If you’re planning to move home in Lincoln and already have a mortgage in place, you might be wondering if you can take your current mortgage deal with you.
This is known as “porting” your mortgage, and it’s something many lenders allow, especially if you’re mid-way through a fixed-rate period.
Porting a mortgage can help you avoid early repayment charges and keep hold of an interest rate you’re happy with, but it’s not always guaranteed.
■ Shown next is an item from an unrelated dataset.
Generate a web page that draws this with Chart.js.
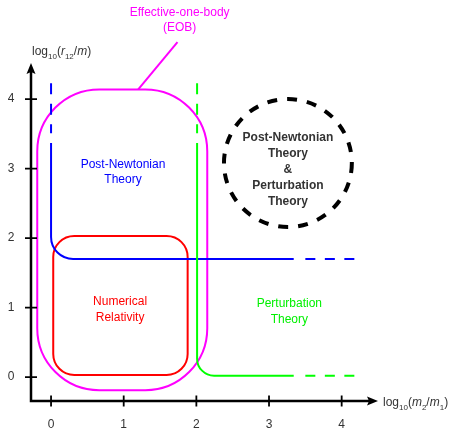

Here’s how it works and what to consider.
What Might Stop You from Porting
Even if your mortgage is technically portable, your lender will still carry out a new assessment based on your updated circumstances.
They’ll look at things like your income, outgoings, and credit history to decide whether the mortgage still fits.
If your situation has changed since you first took out the mortgage, perhaps you’ve changed jobs, taken on more financial commitments, or become self employed, the lender might decide not to approve the port.
Some mortgage products also come with restrictions that can make porting more difficult.
As a mortgage broker in Lincoln, we can review your current deal and explain whether it’s likely to be portable before you commit to anything.
Should you stick with the same lender?
Porting usually involves staying with the same lender, but that doesn’t always mean it’s the best route.
Your current lender will offer you their available products if a new borrowing assessment is approved, but those deals might not be as competitive as what’s available elsewhere.
It’s worth comparing the cost of porting your mortgage against the cost of switching to a new lender, even if that means paying early repayment charges.
In some cases, the long-term savings from a better rate can outweigh the initial cost of leaving your current deal.
We’ll help you weigh up the pros and cons so you can make a decision that suits your next step.
What if you’re borrowing more?
If you’re moving to a more expensive home in Lincoln and need to borrow more, your lender may agree to port your current mortgage and add a new product for the extra borrowing.
This is common, but it’s important to understand that the additional borrowing may be on a different interest rate and product term.
Lenders assess the extra borrowing separately, and approval will depend on your affordability and credit profile.
We’ll work with you to check whether your lender is open to this approach and what the impact might be on your monthly payments.
How do mortgage sub-accounts work?
When you port your mortgage and borrow more on a new deal, most lenders set up your mortgage in sub-accounts.
This means your original borrowing continues under the existing terms, while the new borrowing runs on a separate product.
Each sub-account may have its own fixed or variable rate and expiry date.
This can make things a bit more complex if you plan to remortgage later on, as you may need to align the deals or consider whether to combine them into a single mortgage.
We’ll explain how sub-accounts work in plain terms and help you avoid unexpected issues down the line.
Is porting still the most suitable option?
Porting can be a good way to keep your current rate and avoid fees, but it’s not always the most cost-effective move.
Depending on what’s available on the wider market, you may find that starting a new mortgage altogether gives you more flexibility or a better rate.
As a mortgage broker in Lincoln, our job is to explore both paths and show you the full picture, whether that means staying with your current lender or switching to a new one.
We’ll guide you through every step and help you make the move as smooth as possible.